Advertisement

Japan Must Expand Digital Innovation Beyond Its Academic Oasis

Share
Times contributing editor Tom Plate's column runs Wednesdays. E-mail: tplate@ucla.edu

Many Americans view Japan, slogging through its decade-long recession, as a nation asleep, stuck in its old ways as the wired-up globalized world zooms by. But you get a different image in a place like Kyoto in western Japan. This ancient city is the home of the prestigious public university that was recently named Asia’s best, edging out even Tokyo University in Asiaweek Magazine’s annual survey of higher education. It’s not hard to see why. Judging from the standards Kyoto is setting, Japan is far from somnolent: Its young people simply won’t stand for the country standing still.

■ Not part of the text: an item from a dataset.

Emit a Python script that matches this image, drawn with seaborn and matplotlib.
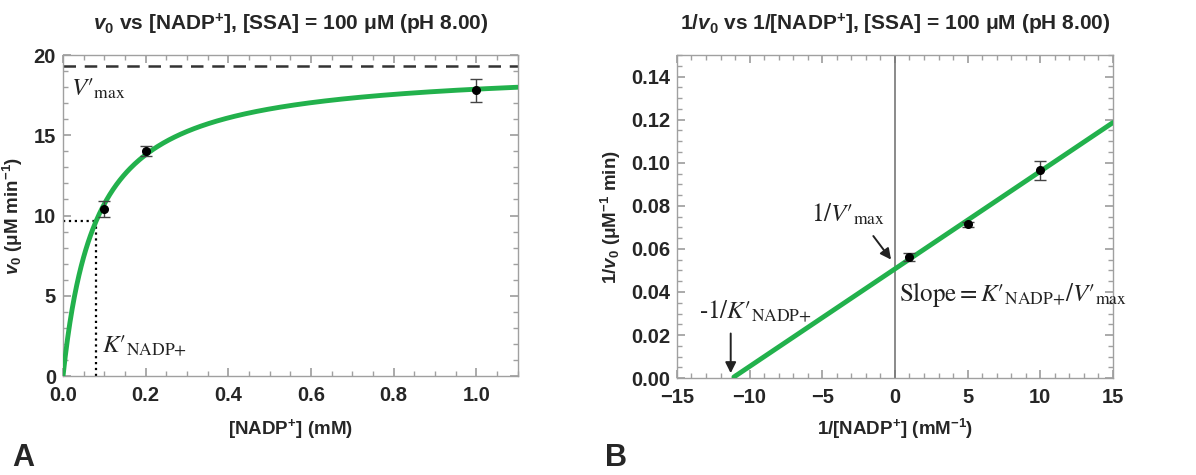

An example of this campus’ innovative spirit is the ambitious project begun last fall: the first fully interactive university classes conducted live across the Pacific Ocean. Or rather, under it: It was via undersea fiber optic cable linking Kyoto University to UCLA. The pioneering effort represented the teamwork of UCLA’s Center for Digital Innovation and a similar group in Kyoto. Kyoto and UCLA were one step--and only one step--ahead of MIT and Singapore National University, which have their own plans to offer real-time instruction. But Kyoto University President Makato Nagao wanted to put his university first. “Modern Japan must lead, not follow,” he told me in his office recently. “This nation has been successful but it cannot afford to be complacent or it will fall behind. Universities must play a leadership role.”

Like many educators throughout Asia, Nagao needs absolutely no convincing of information technology’s power to immunize complacent countries against the diseases of technological parochialism and cultural inwardness. To this end, the Kyoto University president benefited from a major grant by Japan’s Ministry of Education--and the underwriting of the cable-line usage by Nippon Telegraph & Telephone, the predominant Japanese telecom. He also had the enthusiastic support of Kyoto students. I taught one of these pioneering courses from April through mid-July: 45 students at the Kyoto end and 75 in Los Angeles, originating from a fully wired hall at UCLA.

Advertisement

The well-informed Japanese students in my course were angry about their country’s political paralysis, demanding that Japan get with the globalization program and not get left behind. But they are well-aware of their nation’s self-imposed obstacles. First and foremost is high Internet costs. Students using their own e-mail and Internet accounts can easily add hundreds of dollars to their monthly phone bills if they aren’t careful. Japan’s connection fees are among the priciest in the world, and they are holding Japan back. Indeed, perhaps the sole student complaint about the Kyoto-UCLA project was from the Kyoto students who had a hard time completing their team Web-page assignments. They were limited to only several hours’ time on the Internet each day; the university budget simply could not allow more.

But suddenly this cost structure is being eroded, the result of a recently concluded bilateral negotiation between the U.S. and Japan. After many years, Nippon Telegraph & Telephone, the Japanese leviathan, consented to reduce access fees to the NTT network. The agreement should spur the entry of foreign telecoms into the market, and over time should result in lower access costs to consumers, as well as MCI, AT&T;, Yahoo and others who want to play in Japan. To be sure, NTT’s agreement is to cut its sky-high connection fees by only a relatively modest, combined rate of 35% over the next two years. But what so often seems like snail’s-paced movement in the West is actually a bolt of lightning in Japan.

Over the long run, the NTT accord, reached just days before last week’s G-8 summit in Okinawa, may prove the most significant ever achieved by the U.S. with Japan. Says U.S. Trade Representative Charlene Barshefsky, “The Japanese gave ground to us in the negotiations only grudgingly, but every foot they gave up to us was to their own benefit. Economic development in this day and age is inconceivable without vigorous telecom competition that lowers costs and makes [information technology] usage as affordable as possible.”

The news of lower costs would certainly send a cheer through the study halls of Kyoto University, where too many students can’t afford to sign on until after 11 p.m., when rates drop. Their counterparts at UCLA, like many other American students, can sign on any time they want, and stay on for virtually as long as they want. This puts students all over Japan at a competitive disadvantage at a time when Japan’s future may well depend on it surfing more and sticking its head in the ground less. This is sometimes not so well understood in Tokyo, but they understand handsomely indeed in up-and-coming places like the academic halls of Kyoto.